The current version consists of 2 modules, which on typical systems
should contribute about equally to the score.
c90base:
It benchmarks a commonly-implemented subset of what the standard
requires for freestanding implementations of C90. It consists of three
submodules:
1) Huffman/RLE decompression (adapted from real-world code)
2) Integer matrix multiplication (synthetic)
3) Insertion sort (adapted from real-world code)
c90lib:
Benchmarks the standard library.
I consists of two submodules:
1) Computation of lnlc-width (adapted from real-world code)
2) Peephole optimizer (simplified from real-world code)
C99 features (e.g. bool, restrict) are used where available, but not
necessary.
So far, stdcbench seems to achieve the goals: benchmark a wide range of
important standard c functionality, without giving too much emphasis to
any particular aspect.
Scores are reported for each module and as total.
Example output from a i7-7500U-based system (benchmark compiled with GCC
7.2.0 using -O2 -march=native):
stdcbench 0.2
stdcbench c90base score: 7827
stdcbench c90lib score: 6548
stdcbench final score: 14375
Example output from a STM8AF5288 at 16 Mhz (benchmark compiled with SDCC
3.6.9 using -mstm8 --opt-code-speed --max-allocs-per-node 10000):
stdcbench 0.2
stdcbench c90base score: 6
stdcbench c90lib score: 6
stdcbench final score: 12
stdcbench already seems quite reasonable for benchmarking integer
performance.
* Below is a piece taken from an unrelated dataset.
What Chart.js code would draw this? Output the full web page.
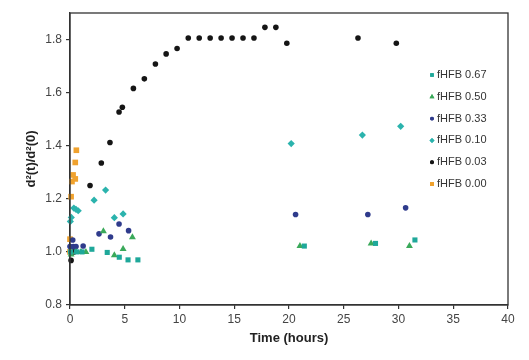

However, there is still work to do:
1) Come up with module(s) for floating-point performance. What matters
for embedded systems? How should correctness be verified for floating-point?
2) Find out why the c90lib module hangs on C8051F120 (possible compiler
bug).
3) State run/reporting rules.
4) Benchmark a few interesting systems
6) Create a website or write a paper about the benchmark and the results.